At 14, he was suddenly the most powerful person on Earth with zero supervision. It was the ultimate "toddler with a credit card" energy, except the credit card was the Roman treasury.
Rome was the ultimate "boys club." Even if you were the literal mastermind, the law and the army wouldn't vibe with a woman as the official Emperor. It was a hard ceiling.
Julia Maesa knew she couldn't be the face of the brand, so she used Elagabalus as her puppet. She got to call the shots and live the royal life without having to deal with the public-facing "Emperor" duties.
Think of her as the ultimate "momager." She let her grandkid be the chaotic influencer in the spotlight while she sat in the back, managing the contracts and keeping the real power for herself.
Eventually, the 'momager' realized her star talent was unmanageable. Elagabalus was tanking the family brand by alienating the military and the elite. Julia Maesa saw the PR disaster unfolding and decided it was time for a 'rebrand.'
She scouted her other grandson, Alexander Severus, to be the 'clean-cut' alternative. She groomed him to be the stable face of the empire, effectively launching his 'solo career' while Elagabalus was still technically the lead.

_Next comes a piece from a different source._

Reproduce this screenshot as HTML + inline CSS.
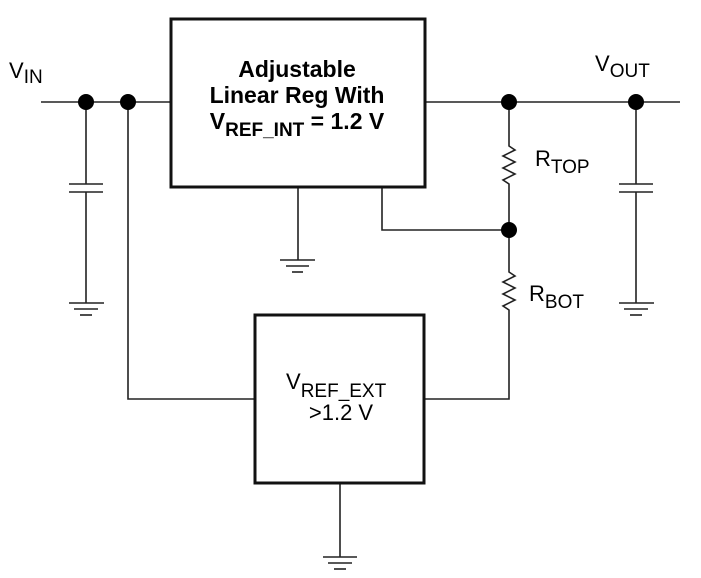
<!DOCTYPE html>
<html><head><style>body{margin:0;background:#fff}svg{display:block}</style></head><body>
<svg width="701" height="578" viewBox="0 0 701 578" xmlns="http://www.w3.org/2000/svg" font-family="Liberation Sans, sans-serif">
<g stroke="#222" stroke-width="1.6" fill="none">
<line x1="41" y1="102" x2="171" y2="102"/>
<line x1="425" y1="102" x2="680" y2="102"/>
<line x1="86" y1="102" x2="86" y2="184"/>
<line x1="69" y1="184" x2="103" y2="184"/>
<line x1="69" y1="192" x2="103" y2="192"/>
<line x1="86" y1="192" x2="86" y2="303"/>
<line x1="69" y1="303" x2="104" y2="303"/>
<line x1="74" y1="309" x2="98" y2="309"/>
<line x1="80" y1="315" x2="92" y2="315"/>
<polyline points="128,102 128,399 255,399"/>
<line x1="298" y1="188" x2="298" y2="260"/>
<line x1="280" y1="260" x2="315" y2="260"/>
<line x1="286" y1="266" x2="309" y2="266"/>
<line x1="292" y1="272" x2="303" y2="272"/>
<polyline points="382,188 382,230 509,230"/>
<polyline points="509,102 509,146 515,150 503,156 515,162 503,168 515,174 503,180 509,184 509,272 515,276 503,282 515,288 503,294 515,300 503,306 509,310 509,399 425,399"/>
<line x1="636" y1="102" x2="636" y2="184"/>
<line x1="619" y1="184" x2="653" y2="184"/>
<line x1="619" y1="192" x2="653" y2="192"/>
<line x1="636" y1="192" x2="636" y2="303"/>
<line x1="619" y1="303" x2="654" y2="303"/>
<line x1="624" y1="309" x2="648" y2="309"/>
<line x1="630" y1="315" x2="642" y2="315"/>
<line x1="340" y1="483" x2="340" y2="557"/>
<line x1="323" y1="557" x2="357" y2="557"/>
<line x1="328" y1="563" x2="352" y2="563"/>
<line x1="334" y1="569" x2="346" y2="569"/>
</g>
<rect x="171" y="19" width="254" height="168" fill="#fff" stroke="#111" stroke-width="3"/>
<rect x="255" y="315" width="169" height="168" fill="#fff" stroke="#111" stroke-width="3"/>
<g fill="#000">
<circle cx="86" cy="102" r="8"/><circle cx="128" cy="102" r="8"/>
<circle cx="509" cy="102" r="8"/><circle cx="636" cy="102" r="8"/>
<circle cx="509" cy="230" r="8"/>
</g>
<g fill="#000" font-size="22">
<text x="9" y="78">V<tspan font-size="19" dy="5">IN</tspan></text>
<text x="595" y="71">V<tspan font-size="19" dy="6">OUT</tspan></text>
<text x="535" y="166">R<tspan font-size="19" dy="7">TOP</tspan></text>
<text x="529" y="301">R<tspan font-size="19" dy="7">BOT</tspan></text>
<text x="286" y="389">V<tspan font-size="19" dy="8">REF_EXT</tspan></text>
<text x="341" y="420" text-anchor="middle">&gt;1.2 V</text>
<g font-weight="bold" text-anchor="middle" font-size="23">
<text x="297" y="77">Adjustable</text>
<text x="297" y="103">Linear Reg With</text>
<text x="297" y="129">V<tspan font-size="19" dy="7">REF_INT</tspan><tspan dy="-7"> = 1.2 V</tspan></text>
</g>
</g>
</svg>
</body></html>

When Elagabalus resisted the transition, Maesa let the Praetorian Guard 'cancel' him permanently. He was assassinated at 18 and his body was thrown into the river—the ultimate, literal de-platforming.
The Praetorian Guard weren't loyal ride-or-dies; they were high-end mercenaries. They found Elagabalus’s eccentricities to be a total vibe-kill for the Roman military brand and were already looking for an exit strategy.
Julia Maesa didn't just ask nicely; she gave them a massive "signing bonus" to back Alexander Severus. It was a corporate buyout where the CEO gets "terminated" and the staff gets a fat check to look the other way.
The Guard realized protecting a chaotic teen was bad for business. When Maesa gave the green light, they chose the steady paycheck over the liability in silk robes.